* [WHAT IS NEEDED]:
Quote every line of the data below as it stands, omitting pictures.

* [DATA EXCERPT]:
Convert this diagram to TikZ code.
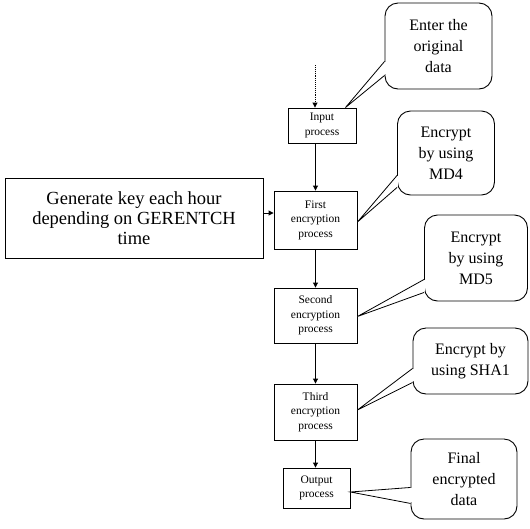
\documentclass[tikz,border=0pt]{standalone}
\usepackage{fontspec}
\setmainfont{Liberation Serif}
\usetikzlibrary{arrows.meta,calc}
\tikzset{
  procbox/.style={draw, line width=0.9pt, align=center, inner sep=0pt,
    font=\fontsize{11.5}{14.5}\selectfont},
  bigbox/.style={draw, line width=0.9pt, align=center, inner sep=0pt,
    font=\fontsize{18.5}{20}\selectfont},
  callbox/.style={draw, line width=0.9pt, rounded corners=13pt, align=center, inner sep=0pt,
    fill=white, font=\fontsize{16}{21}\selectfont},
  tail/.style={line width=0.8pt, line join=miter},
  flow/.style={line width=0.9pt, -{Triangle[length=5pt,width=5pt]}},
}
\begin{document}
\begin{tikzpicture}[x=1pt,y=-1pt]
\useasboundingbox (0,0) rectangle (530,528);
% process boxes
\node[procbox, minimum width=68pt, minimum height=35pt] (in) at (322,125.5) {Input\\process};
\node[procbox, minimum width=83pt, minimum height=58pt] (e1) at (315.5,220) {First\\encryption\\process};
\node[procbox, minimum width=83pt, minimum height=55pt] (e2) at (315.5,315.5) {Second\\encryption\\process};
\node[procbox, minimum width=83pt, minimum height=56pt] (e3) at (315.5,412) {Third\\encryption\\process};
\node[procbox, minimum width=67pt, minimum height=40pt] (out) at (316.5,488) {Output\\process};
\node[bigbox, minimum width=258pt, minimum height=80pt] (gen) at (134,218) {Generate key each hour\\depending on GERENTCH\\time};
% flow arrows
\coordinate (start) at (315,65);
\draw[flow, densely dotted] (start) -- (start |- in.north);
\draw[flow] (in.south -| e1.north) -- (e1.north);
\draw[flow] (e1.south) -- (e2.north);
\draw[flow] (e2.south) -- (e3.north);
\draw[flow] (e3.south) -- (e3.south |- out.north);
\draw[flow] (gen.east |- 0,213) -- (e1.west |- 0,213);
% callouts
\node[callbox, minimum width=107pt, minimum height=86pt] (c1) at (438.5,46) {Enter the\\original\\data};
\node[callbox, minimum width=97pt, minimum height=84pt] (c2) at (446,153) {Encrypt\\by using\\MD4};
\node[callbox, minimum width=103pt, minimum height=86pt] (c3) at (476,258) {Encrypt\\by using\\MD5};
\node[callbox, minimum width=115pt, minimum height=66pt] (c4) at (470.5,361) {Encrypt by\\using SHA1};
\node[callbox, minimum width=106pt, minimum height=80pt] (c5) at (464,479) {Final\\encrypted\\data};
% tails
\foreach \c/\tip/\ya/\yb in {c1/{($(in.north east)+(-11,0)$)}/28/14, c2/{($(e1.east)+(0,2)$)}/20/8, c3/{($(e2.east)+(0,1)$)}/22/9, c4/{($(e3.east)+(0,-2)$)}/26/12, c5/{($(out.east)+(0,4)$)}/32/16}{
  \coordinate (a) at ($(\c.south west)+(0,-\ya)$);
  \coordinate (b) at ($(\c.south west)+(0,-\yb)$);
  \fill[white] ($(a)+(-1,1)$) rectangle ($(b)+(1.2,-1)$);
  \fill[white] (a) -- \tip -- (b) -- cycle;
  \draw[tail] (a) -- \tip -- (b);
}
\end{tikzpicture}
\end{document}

* [FULL ANSWER]:
Convert this diagram to TikZ code.
\documentclass[tikz,border=0pt]{standalone}
\usepackage{fontspec}
\setmainfont{Liberation Serif}
\usetikzlibrary{arrows.meta,calc}
\tikzset{
  procbox/.style={draw, line width=0.9pt, align=center, inner sep=0pt,
    font=\fontsize{11.5}{14.5}\selectfont},
  bigbox/.style={draw, line width=0.9pt, align=center, inner sep=0pt,
    font=\fontsize{18.5}{20}\selectfont},
  callbox/.style={draw, line width=0.9pt, rounded corners=13pt, align=center, inner sep=0pt,
    fill=white, font=\fontsize{16}{21}\selectfont},
  tail/.style={line width=0.8pt, line join=miter},
  flow/.style={line width=0.9pt, -{Triangle[length=5pt,width=5pt]}},
}
\begin{document}
\begin{tikzpicture}[x=1pt,y=-1pt]
\useasboundingbox (0,0) rectangle (530,528);
% process boxes
\node[procbox, minimum width=68pt, minimum height=35pt] (in) at (322,125.5) {Input\\process};
\node[procbox, minimum width=83pt, minimum height=58pt] (e1) at (315.5,220) {First\\encryption\\process};
\node[procbox, minimum width=83pt, minimum height=55pt] (e2) at (315.5,315.5) {Second\\encryption\\process};
\node[procbox, minimum width=83pt, minimum height=56pt] (e3) at (315.5,412) {Third\\encryption\\process};
\node[procbox, minimum width=67pt, minimum height=40pt] (out) at (316.5,488) {Output\\process};
\node[bigbox, minimum width=258pt, minimum height=80pt] (gen) at (134,218) {Generate key each hour\\depending on GERENTCH\\time};
% flow arrows
\coordinate (start) at (315,65);
\draw[flow, densely dotted] (start) -- (start |- in.north);
\draw[flow] (in.south -| e1.north) -- (e1.north);
\draw[flow] (e1.south) -- (e2.north);
\draw[flow] (e2.south) -- (e3.north);
\draw[flow] (e3.south) -- (e3.south |- out.north);
\draw[flow] (gen.east |- 0,213) -- (e1.west |- 0,213);
% callouts
\node[callbox, minimum width=107pt, minimum height=86pt] (c1) at (438.5,46) {Enter the\\original\\data};
\node[callbox, minimum width=97pt, minimum height=84pt] (c2) at (446,153) {Encrypt\\by using\\MD4};
\node[callbox, minimum width=103pt, minimum height=86pt] (c3) at (476,258) {Encrypt\\by using\\MD5};
\node[callbox, minimum width=115pt, minimum height=66pt] (c4) at (470.5,361) {Encrypt by\\using SHA1};
\node[callbox, minimum width=106pt, minimum height=80pt] (c5) at (464,479) {Final\\encrypted\\data};
% tails
\foreach \c/\tip/\ya/\yb in {c1/{($(in.north east)+(-11,0)$)}/28/14, c2/{($(e1.east)+(0,2)$)}/20/8, c3/{($(e2.east)+(0,1)$)}/22/9, c4/{($(e3.east)+(0,-2)$)}/26/12, c5/{($(out.east)+(0,4)$)}/32/16}{
  \coordinate (a) at ($(\c.south west)+(0,-\ya)$);
  \coordinate (b) at ($(\c.south west)+(0,-\yb)$);
  \fill[white] ($(a)+(-1,1)$) rectangle ($(b)+(1.2,-1)$);
  \fill[white] (a) -- \tip -- (b) -- cycle;
  \draw[tail] (a) -- \tip -- (b);
}
\end{tikzpicture}
\end{document}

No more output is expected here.